WHAT TO WORK ON — For the copy, please give all of the data again exactly and leave the pictures out.

[Start of DATA]

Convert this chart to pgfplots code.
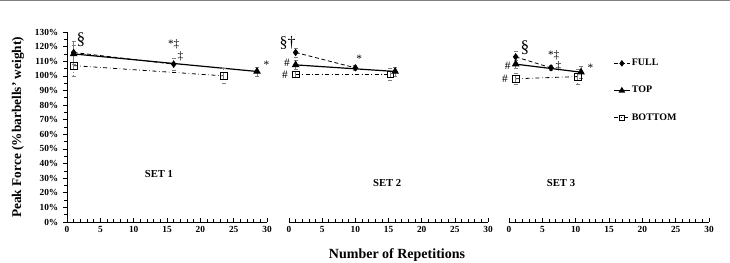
\documentclass[border=0pt]{standalone}
\usepackage{fontspec}
\setmainfont{Liberation Serif}
\usepackage{pgfplots}
\pgfplotsset{compat=1.18}
\tikzset{ann/.style={font=\fontsize{8.5}{9}\selectfont, inner sep=1pt}}
\begin{document}
\begin{tikzpicture}
\useasboundingbox (0,0) rectangle (547.5pt,196.5pt);
\draw[gray, line width=1.2pt] (0,196pt) -- (547.5pt,196pt);
\pgfplotsset{
  panel/.style={
    anchor=south west, scale only axis,
    height=142.5pt,
    xmin=0, xmax=30, ymin=0, ymax=130,
    xtick={0,5,...,30}, minor x tick num=4,
    axis x line*=bottom,
    axis line style={-, black, line width=0.6pt},
    x tick style={black, line width=0.5pt},
    xtick align=inside,
    major tick length=3pt, minor tick length=2pt,
    tick label style={font=\bfseries\fontsize{7}{8}\selectfont},
    /pgf/number format/assume math mode=true,
    clip=false,
    every axis plot/.append style={black},
    error bars/error bar style={gray, line width=0.4pt},
    error bars/error mark options={rotate=90, mark size=1.5pt, gray},
  },
  full/.style={densely dashed, line width=0.6pt, mark=diamond*, mark size=2.3pt, mark options={solid, fill=black}},
  top/.style={solid, line width=0.9pt, mark=triangle*, mark size=2.5pt, mark options={solid, fill=black}},
  bottom/.style={dash dot, line width=0.6pt, mark=square, mark size=2.5pt, mark options={solid, fill=white}},
}
% Panel 1
\begin{axis}[panel, at={(50.25pt,30pt)}, width=150pt,
  axis y line*=left,
  ytick={0,10,...,130}, minor y tick num=1,
  y tick style={black, line width=0.5pt},
  ytick align=outside,
  yticklabel={\pgfmathprintnumber{\tick}\%},
]
\addplot[full] plot[error bars/.cd, y dir=both, y explicit] coordinates {(1,116) +- (0,8) (16,108) +- (0,4)};
\addplot[top] plot[error bars/.cd, y dir=both, y explicit] coordinates {(1,115) +- (0,6) (28.5,103) +- (0,3)};
\addplot[bottom] plot[error bars/.cd, y dir=both, y explicit] coordinates {(1,107) +- (0,7) (23.5,100) +- (0,5)};
\node[font=\fontsize{13}{14}\selectfont] at (axis cs:2.1,124.5) {§};
\node[ann] at (axis cs:16,121.5) {*‡};
\node[ann] at (axis cs:17.0,113.5) {‡};
\node[ann] at (axis cs:29.9,107.5) {*};
\node[font=\bfseries\fontsize{8}{9}\selectfont] at (axis cs:13.8,33) {SET 1};
\end{axis}
% Panel 2
\begin{axis}[panel, at={(216.75pt,30pt)}, width=149.25pt,
  axis y line=none,
]
\addplot[full] plot[error bars/.cd, y dir=both, y explicit] coordinates {(1,116) +- (0,3) (10,105.5) +- (0,2)};
\addplot[top] plot[error bars/.cd, y dir=both, y explicit] coordinates {(1,107.5) +- (0,3) (16,103) +- (0,3)};
\addplot[bottom] plot[error bars/.cd, y dir=both, y explicit] coordinates {(1,101) +- (0,2) (15.3,101) +- (0,4)};
\node[font=\fontsize{12}{13}\selectfont] at (axis cs:-0.2,122.8) {§†};
\node[ann] at (axis cs:10.6,112) {*};
\node[ann] at (axis cs:-0.3,109) {\#};
\node[ann] at (axis cs:-0.6,101) {\#};
\node[font=\bfseries\fontsize{8}{9}\selectfont] at (axis cs:14.8,26.7) {SET 2};
\end{axis}
% Panel 3
\begin{axis}[panel, at={(381.75pt,30pt)}, width=150pt,
  axis y line=none,
  legend style={at={(0.50,0.88)}, anchor=north west, draw=none, fill=none,
    font=\bfseries\fontsize{7.5}{9}\selectfont, row sep=12pt,
    nodes={inner sep=1pt}},
  legend cell align=left,
  legend image code/.code={\draw[#1] (0pt,0pt) -- (12pt,0pt); \draw[#1, solid, mark size=2pt] plot coordinates {(6pt,0pt)};},
]
\addplot[full] plot[error bars/.cd, y dir=both, y explicit] coordinates {(1,113) +- (0,4) (6.3,105.5) +- (0,2)};
\addplot[top] plot[error bars/.cd, y dir=both, y explicit] coordinates {(1,108) +- (0,3) (10.8,102.5) +- (0,4)};
\addplot[bottom] plot[error bars/.cd, y dir=both, y explicit] coordinates {(1,98) +- (0,4) (10.3,99.5) +- (0,5)};
\legend{FULL, TOP, BOTTOM}
\node[font=\fontsize{13}{14}\selectfont] at (axis cs:2.4,119.5) {§};
\node[ann] at (axis cs:6.7,114) {*‡};
\node[ann] at (axis cs:7.4,106.5) {‡};
\node[ann] at (axis cs:12.2,105.5) {*};
\node[ann] at (axis cs:-0.2,107) {\#};
\node[ann] at (axis cs:-0.6,98) {\#};
\node[font=\bfseries\fontsize{8}{9}\selectfont] at (axis cs:7.8,26.7) {SET 3};
\end{axis}
\node[font=\bfseries\fontsize{10.5}{12}\selectfont] at (297.75pt,5.5pt) {Number of Repetitions};
\node[font=\bfseries\fontsize{10}{12}\selectfont, rotate=90] at (13.5pt,101pt) {Peak Force (\%barbells' weight)};
\end{tikzpicture}
\end{document}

[End of DATA]

REPLY TO THE TASK —
Convert this chart to pgfplots code.
\documentclass[border=0pt]{standalone}
\usepackage{fontspec}
\setmainfont{Liberation Serif}
\usepackage{pgfplots}
\pgfplotsset{compat=1.18}
\tikzset{ann/.style={font=\fontsize{8.5}{9}\selectfont, inner sep=1pt}}
\begin{document}
\begin{tikzpicture}
\useasboundingbox (0,0) rectangle (547.5pt,196.5pt);
\draw[gray, line width=1.2pt] (0,196pt) -- (547.5pt,196pt);
\pgfplotsset{
  panel/.style={
    anchor=south west, scale only axis,
    height=142.5pt,
    xmin=0, xmax=30, ymin=0, ymax=130,
    xtick={0,5,...,30}, minor x tick num=4,
    axis x line*=bottom,
    axis line style={-, black, line width=0.6pt},
    x tick style={black, line width=0.5pt},
    xtick align=inside,
    major tick length=3pt, minor tick length=2pt,
    tick label style={font=\bfseries\fontsize{7}{8}\selectfont},
    /pgf/number format/assume math mode=true,
    clip=false,
    every axis plot/.append style={black},
    error bars/error bar style={gray, line width=0.4pt},
    error bars/error mark options={rotate=90, mark size=1.5pt, gray},
  },
  full/.style={densely dashed, line width=0.6pt, mark=diamond*, mark size=2.3pt, mark options={solid, fill=black}},
  top/.style={solid, line width=0.9pt, mark=triangle*, mark size=2.5pt, mark options={solid, fill=black}},
  bottom/.style={dash dot, line width=0.6pt, mark=square, mark size=2.5pt, mark options={solid, fill=white}},
}
% Panel 1
\begin{axis}[panel, at={(50.25pt,30pt)}, width=150pt,
  axis y line*=left,
  ytick={0,10,...,130}, minor y tick num=1,
  y tick style={black, line width=0.5pt},
  ytick align=outside,
  yticklabel={\pgfmathprintnumber{\tick}\%},
]
\addplot[full] plot[error bars/.cd, y dir=both, y explicit] coordinates {(1,116) +- (0,8) (16,108) +- (0,4)};
\addplot[top] plot[error bars/.cd, y dir=both, y explicit] coordinates {(1,115) +- (0,6) (28.5,103) +- (0,3)};
\addplot[bottom] plot[error bars/.cd, y dir=both, y explicit] coordinates {(1,107) +- (0,7) (23.5,100) +- (0,5)};
\node[font=\fontsize{13}{14}\selectfont] at (axis cs:2.1,124.5) {§};
\node[ann] at (axis cs:16,121.5) {*‡};
\node[ann] at (axis cs:17.0,113.5) {‡};
\node[ann] at (axis cs:29.9,107.5) {*};
\node[font=\bfseries\fontsize{8}{9}\selectfont] at (axis cs:13.8,33) {SET 1};
\end{axis}
% Panel 2
\begin{axis}[panel, at={(216.75pt,30pt)}, width=149.25pt,
  axis y line=none,
]
\addplot[full] plot[error bars/.cd, y dir=both, y explicit] coordinates {(1,116) +- (0,3) (10,105.5) +- (0,2)};
\addplot[top] plot[error bars/.cd, y dir=both, y explicit] coordinates {(1,107.5) +- (0,3) (16,103) +- (0,3)};
\addplot[bottom] plot[error bars/.cd, y dir=both, y explicit] coordinates {(1,101) +- (0,2) (15.3,101) +- (0,4)};
\node[font=\fontsize{12}{13}\selectfont] at (axis cs:-0.2,122.8) {§†};
\node[ann] at (axis cs:10.6,112) {*};
\node[ann] at (axis cs:-0.3,109) {\#};
\node[ann] at (axis cs:-0.6,101) {\#};
\node[font=\bfseries\fontsize{8}{9}\selectfont] at (axis cs:14.8,26.7) {SET 2};
\end{axis}
% Panel 3
\begin{axis}[panel, at={(381.75pt,30pt)}, width=150pt,
  axis y line=none,
  legend style={at={(0.50,0.88)}, anchor=north west, draw=none, fill=none,
    font=\bfseries\fontsize{7.5}{9}\selectfont, row sep=12pt,
    nodes={inner sep=1pt}},
  legend cell align=left,
  legend image code/.code={\draw[#1] (0pt,0pt) -- (12pt,0pt); \draw[#1, solid, mark size=2pt] plot coordinates {(6pt,0pt)};},
]
\addplot[full] plot[error bars/.cd, y dir=both, y explicit] coordinates {(1,113) +- (0,4) (6.3,105.5) +- (0,2)};
\addplot[top] plot[error bars/.cd, y dir=both, y explicit] coordinates {(1,108) +- (0,3) (10.8,102.5) +- (0,4)};
\addplot[bottom] plot[error bars/.cd, y dir=both, y explicit] coordinates {(1,98) +- (0,4) (10.3,99.5) +- (0,5)};
\legend{FULL, TOP, BOTTOM}
\node[font=\fontsize{13}{14}\selectfont] at (axis cs:2.4,119.5) {§};
\node[ann] at (axis cs:6.7,114) {*‡};
\node[ann] at (axis cs:7.4,106.5) {‡};
\node[ann] at (axis cs:12.2,105.5) {*};
\node[ann] at (axis cs:-0.2,107) {\#};
\node[ann] at (axis cs:-0.6,98) {\#};
\node[font=\bfseries\fontsize{8}{9}\selectfont] at (axis cs:7.8,26.7) {SET 3};
\end{axis}
\node[font=\bfseries\fontsize{10.5}{12}\selectfont] at (297.75pt,5.5pt) {Number of Repetitions};
\node[font=\bfseries\fontsize{10}{12}\selectfont, rotate=90] at (13.5pt,101pt) {Peak Force (\%barbells' weight)};
\end{tikzpicture}
\end{document}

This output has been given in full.